Hong Kong Company Maintenance and Compliance Guide (2) – Filing Obligations with the Companies Registry

1. Filing of Changes of Particulars

A company must file the relevant particulars with the Registrar within the period indicated, in the event of:

(1) any change in the directors or secretary or in the filed particulars of any existing directors or secretary – 14 days
(2) any change in the location of the registered office – 14 days
(3) any increase in the authorized share capital (this also requires the payment of a capital fee) – 15 days
(4) any relocation of the company’s statutory books from the company’s registered office – 14 days
(5) any change of name of a company – 15 days after the passing of the resolution
(6) the passing of a special resolution (other than special resolutions to change the name of a company) or certain other resolutions – 15 days
(7) any allotment or issue of new shares (this also requires the payment of a capital fee on the amount of any premium over the nominal value at which the shares are allotted or issued) – one month
(8) the creation of a charge over certain types of assets or the acquisition subject to an existing charge of certain types of assets, in either case whether the asset is within or outside Hong Kong – 5 weeks

In relation to the last two items, if the relevant particulars are not filed with the Registrar within the prescribed period, an application will have to be made to the Court for an extension of the time within which the particulars may be filed.
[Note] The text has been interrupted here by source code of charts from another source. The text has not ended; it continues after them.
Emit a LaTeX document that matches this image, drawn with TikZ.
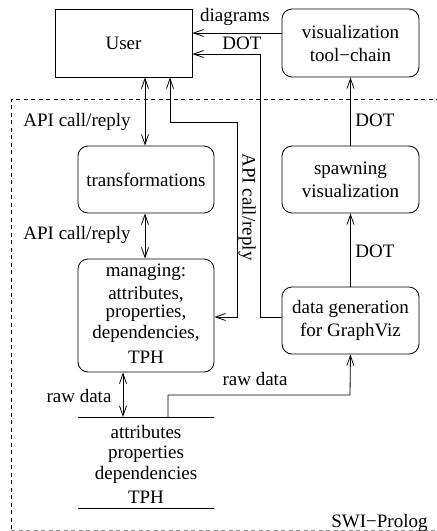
\documentclass[tikz,border=0pt]{standalone}
\usepackage{fontspec}
\setmainfont{Liberation Serif}
\usetikzlibrary{arrows.meta}
\begin{document}
\begin{tikzpicture}[x=1pt,y=-1pt,line width=0.8pt,
  every node/.style={font=\fontsize{19}{23}\selectfont},
  sqbox/.style={draw,rectangle,minimum width=137pt,minimum height=68pt,inner sep=0pt},
  rbox/.style={draw,rectangle,rounded corners=10pt,minimum width=137pt,inner sep=0pt,align=center},
  txt/.style={inner sep=0pt,text height=13pt,text depth=4pt},
  lbl/.style={inner sep=0pt,text height=13pt,text depth=4pt},
  tip/.style={-{Straight Barb[length=10pt,width=7pt]}},
  dtip/.style={{Straight Barb[length=10pt,width=7pt]}-{Straight Barb[length=10pt,width=7pt]}},
  frame/.style={dash pattern=on 4pt off 3.5pt,line width=0.7pt}]
\useasboundingbox (0,0) rectangle (437,531);

% SWI-Prolog region
\draw[frame] (440,99) -- (11,99) -- (11,530);
\draw[frame,black!45] (11,530) -- (440,530);
\node[lbl,anchor=east] at (428,523) {SWI−Prolog};

% boxes
\node[sqbox] (user) at (123.5,43) {User};
\node[rbox,minimum height=68pt] (vis) at (350.5,43) {visualization\\tool−chain};
\node[rbox,minimum width=136pt,minimum height=67pt] (trans) at (146,179.5) {transformations};
\node[rbox,minimum height=67pt] (spawn) at (350.5,179.5) {spawning\\visualization};
\node[rbox,minimum width=136pt,minimum height=113pt] (manage) at (146,315.5) {};
\node[rbox,minimum height=67pt] (datagen) at (350.5,320.5) {data generation\\for GraphViz};

% text inside the managing box
\node[txt] at (146,272) {managing:};
\node[txt] at (146,295) {attributes,};
\node[txt] at (146,313) {properties,};
\node[txt] at (146,334) {dependencies,};
\node[txt] at (146,359) {TPH};

% data store
\coordinate (stTL) at (78,417);
\coordinate (stTR) at (214,417);
\coordinate (stBL) at (78,508);
\coordinate (stBR) at (214,508);
\draw (stTL) -- (stTR);
\draw (stBL) -- (stBR);
\node[txt] at (146,434) {attributes};
\node[txt] at (146,454) {properties};
\node[txt] at (146,475) {dependencies};
\node[txt] at (146,499) {TPH};

% API calls
\draw[dtip] (user.south -| 145,0) -- (trans.north -| 145,0);
\node[lbl] at (77,122) {API call/reply};
\draw[dtip] (trans.south -| 145,0) -- (manage.north -| 145,0);
\node[lbl] at (77,235) {API call/reply};
\draw[dtip] (manage.east |- 0,317) -- (237,317) -- (237,122) -- (170,122) -- (user.south -| 170,0);
\node[lbl,rotate=-90] at (247,207) {API call/reply};

% DOT output to the user
\draw[tip] (datagen.west |- 0,317) -- (260,317) -- (260,54) -- (user.east |- 0,54);
\node[lbl] at (242,45) {DOT};
\draw[tip] (vis.west |- 0,33) -- (user.east |- 0,33);
\node[lbl] at (235,17) {diagrams};

% visualization pipeline
\draw[tip] (spawn.north) -- (vis.south);
\node[lbl] at (375,122) {DOT};
\draw[tip] (datagen.north) -- (spawn.south);
\node[lbl] at (375,253) {DOT};

% raw data
\draw[dtip] (manage.south -| 123,0) -- (stTL -| 123,0);
\node[lbl] at (79,398) {raw data};
\draw[tip] (stTL -| 168,0) -- (168,395) -- (350,395) -- (datagen.south);
\node[lbl] at (255,381) {raw data};
\end{tikzpicture}
\end{document}
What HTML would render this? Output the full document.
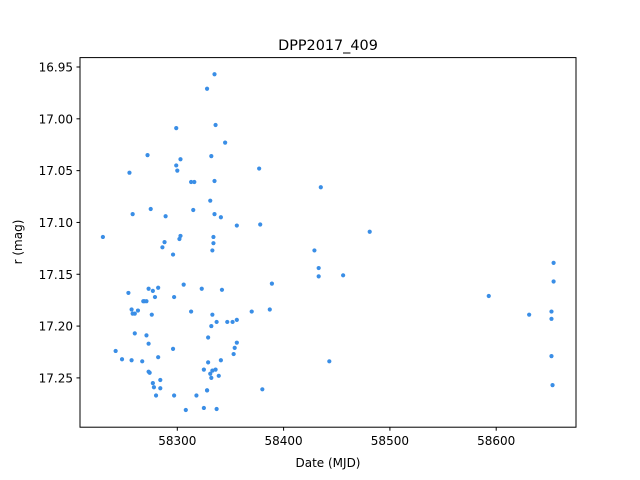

Any such application will need to be supported by an affidavit giving an explanation as to why the particulars were not filed within the prescribed period.

2. Filing of Annual Return

An Annual Return must be filed with the Registrar of Companies at least once a year (except if there has been no change in the filed particulars since the date of the last annual return, in which case a certificate confirming this fact can be filed in lieu of an annual return).

The annual return contains among other things:

(1) particulars of the authorized and issued share capital of the company
(2) the names and addresses of its directors and the secretary
(3) the names and addresses of its registered shareholders
(4) the amount secured by any registered charges.

The return must be signed by a director or the secretary of the company and must be filed within 42 days of the anniversary of the incorporation of the company. Public companies and companies limited by guarantee without a share capital must file their annual return within 42 days of the annual general meeting in each year.